Quanto a mim, considero que as nossas almas tornaram os vinte anos o que devem ser, e que aí prometem tudo o que poderão. Jamais uma alma, que não tenha dado nessa idade garantia evidente de sua força, deu prova disso desde então. As qualidades e virtudes naturais produzem nesse prazo, ou nunca, o que têm de vigoroso e belo. Si l’espine nou pique quand nai, A pene que pique jamai, [Se o espinho não espeta quando nasce, dificilmente um dia espetará] dizem no Dauphiné. De todas as belas ações humanas que chegaram ao meu conhecimento, de qualquer tipo que sejam, eu pensaria que, ao designar as que foram produzidas tanto nos séculos antigos como no nosso, a maioria foi antes da idade de trinta anos e não depois. E, sim, frequentemente na vida dos mesmos homens. Não posso dizer isso, com toda a certeza, das de Aníbal e de Cipião, seu grande adversário? A boa metade de suas vidas eles viveram da glória adquirida na juventude: desde então, foram grandes homens em comparação com todos os outros, mas de modo nenhum se comparados consigo mesmos.
Quanto a mim, dou por certo que, desde essa idade, tanto meu espírito como meu corpo mais diminuíram que aumentaram e mais recuaram que avançaram.

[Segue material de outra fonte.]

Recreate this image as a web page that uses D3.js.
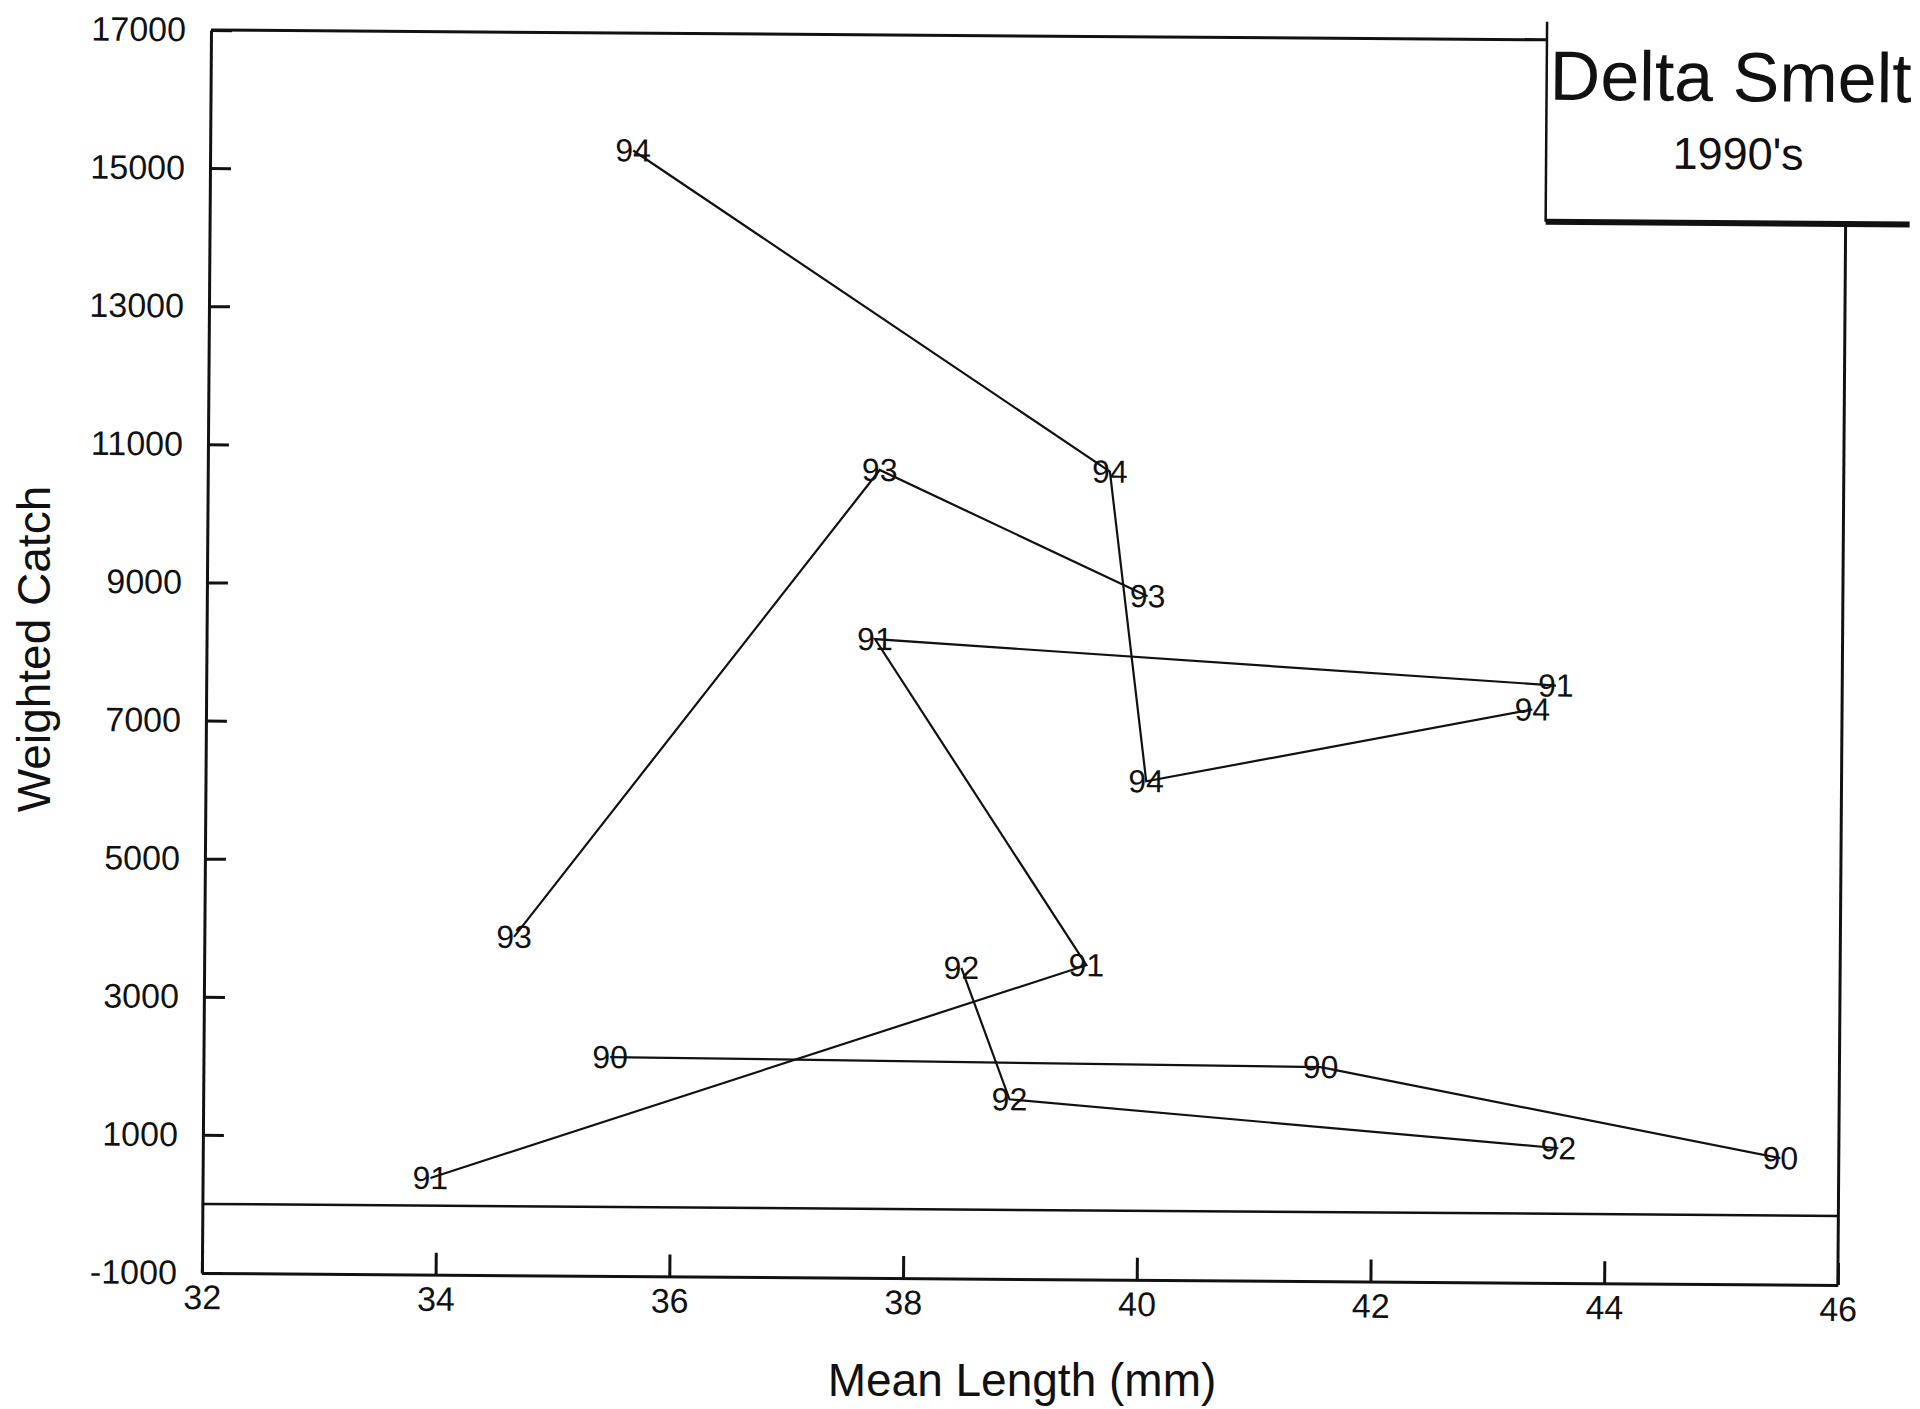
<!DOCTYPE html>
<html>
<head>
<meta charset="utf-8">
<script src="https://cdn.jsdelivr.net/npm/d3@7"></script>
<style>
  body { margin: 0; background: #fff; }
  svg { display: block; }
  text { font-family: "Liberation Sans", Arial, sans-serif; fill: #111; }
</style>
</head>
<body>
<svg id="chart" width="1920" height="1409"></svg>
<script>
// tick values
const xTicks = [32, 34, 36, 38, 40, 42, 44, 46];
const yTicks = [-1000, 1000, 3000, 5000, 7000, 9000, 11000, 13000, 15000, 17000];

// one path per year: mean length (mm), weighted catch
const year90 = [[35.48, 2170], [41.56, 2100], [45.5, 830]];
const year91 = [[33.95, 400], [39.55, 3550], [37.72, 8250], [43.55, 7650]];
const year92 = [[38.48, 3500], [38.9, 1600], [43.6, 950]];
const year93 = [[34.65, 3900], [37.75, 10700], [40.05, 8900]];
const year94 = [[35.62, 15300], [39.72, 10700], [40.05, 6220], [43.35, 7300]];

const series = [
  {label: '90', points: year90},
  {label: '91', points: year91},
  {label: '92', points: year92},
  {label: '93', points: year93},
  {label: '94', points: year94}
];

const width = 1636, height = 1243;
const svg = d3.select('#chart');

// the scanned page is turned a little, so the whole plane is too
const g = svg.append('g').attr('transform', 'translate(211,30) rotate(0.42)');

const x = d3.scaleLinear().domain([32, 46]).range([0, width]);
const y = d3.scaleLinear().domain([-1000, 17000]).range([height, 0]);

// axes, ticks pointing into the plot
const yAxis = g.append('g')
  .call(d3.axisLeft(y).tickValues(yTicks).tickSizeInner(-21).tickSizeOuter(0).tickPadding(25).tickFormat(d => String(d)));
const xAxis = g.append('g')
  .attr('transform', `translate(0,${height})`)
  .call(d3.axisBottom(x).tickValues(xTicks).tickSizeInner(-22).tickSizeOuter(0).tickPadding(12).tickFormat(d => String(d)));

[yAxis, xAxis].forEach(a => {
  a.selectAll('path, line').attr('stroke', '#111').attr('stroke-width', 3);
  a.selectAll('text').style('font-size', '34px').attr('fill', '#111');
});

// legend box position, in plot coordinates
const boxLeft = 1336, boxTop = -18, boxBottom = 182, boxRight = 1700;

const frame = g.append('g').attr('stroke', '#111').attr('fill', 'none');
frame.append('line').attr('x1', 0).attr('y1', 0).attr('x2', boxLeft).attr('y2', 0).attr('stroke-width', 3);
frame.append('line').attr('x1', width).attr('y1', boxBottom).attr('x2', width).attr('y2', height).attr('stroke-width', 3);
frame.append('line').attr('x1', 0).attr('y1', y(0)).attr('x2', width).attr('y2', y(0)).attr('stroke-width', 2.5);

// legend box
frame.append('line').attr('x1', boxLeft).attr('y1', boxTop).attr('x2', boxLeft).attr('y2', boxBottom).attr('stroke-width', 2.5);
frame.append('line').attr('x1', boxLeft).attr('y1', boxBottom).attr('x2', boxRight).attr('y2', boxBottom).attr('stroke-width', 6);

g.append('text')
  .attr('x', 1520).attr('y', 60)
  .attr('text-anchor', 'middle')
  .style('font-size', '70px')
  .text('Delta Smelt');
g.append('text')
  .attr('x', 1528).attr('y', 128)
  .attr('text-anchor', 'middle')
  .style('font-size', '45px')
  .text("1990's");

// year paths
const line = d3.line().x(d => x(d[0])).y(d => y(d[1]));

const year = g.selectAll('.year').data(series).join('g').attr('class', 'year');

year.append('path')
  .attr('d', d => line(d.points))
  .attr('fill', 'none')
  .attr('stroke', '#111')
  .attr('stroke-width', 2.2);

year.selectAll('text')
  .data(d => d.points.map(p => ({p: p, label: d.label})))
  .join('text')
  .attr('x', d => x(d.p[0]))
  .attr('y', d => y(d.p[1]))
  .attr('text-anchor', 'middle')
  .attr('dominant-baseline', 'central')
  .style('font-size', '32px')
  .text(d => d.label);

// axis titles
svg.append('text')
  .attr('transform', 'translate(50,649) rotate(-90)')
  .attr('text-anchor', 'middle')
  .style('font-size', '46px')
  .text('Weighted Catch');

svg.append('text')
  .attr('x', 1022).attr('y', 1396)
  .attr('text-anchor', 'middle')
  .style('font-size', '46px')
  .text('Mean Length (mm)');
</script>
</body>
</html>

É possível que para os que empregam bem o seu tempo, o saber e a experiência cresçam com a vida, mas a vivacidade, a presteza, a firmeza e outras qualidades bem mais nossas, mais importantes e essenciais, fraquejam e amolecem. Ubi iam validis quassatum est viribus aevi Corpus, et obtusis ceciderunt viribus artus, Claudicat ingenium, delirat linguaque mensque [Uma vez que as rudes forças do tempo abalaram nosso corpo, que nossos membros se prostraram, suas forças gastaram-se, nosso espírito claudica, nossa língua e nossa razão disparatam]. Ora é o corpo que primeiro se rende à velhice, ora também é a alma. E vi muitos que ficaram com o cérebro enfraquecido antes do estômago e das pernas; e como é um mal pouco sensível para quem dele sofre, e difícil de ver, é mais perigoso ainda. Por isso mesmo, queixo-me das leis, não porque nos mantêm tarde demais no trabalho, mas porque nele nos colocam muito tarde. Parece-me que, considerando a fraqueza de nossa vida, e a quantos escolhos costumeiros e naturais está exposta, não se deveria dar tão grande importância ao crescimento, aos jogos infantis e à aprendizagem.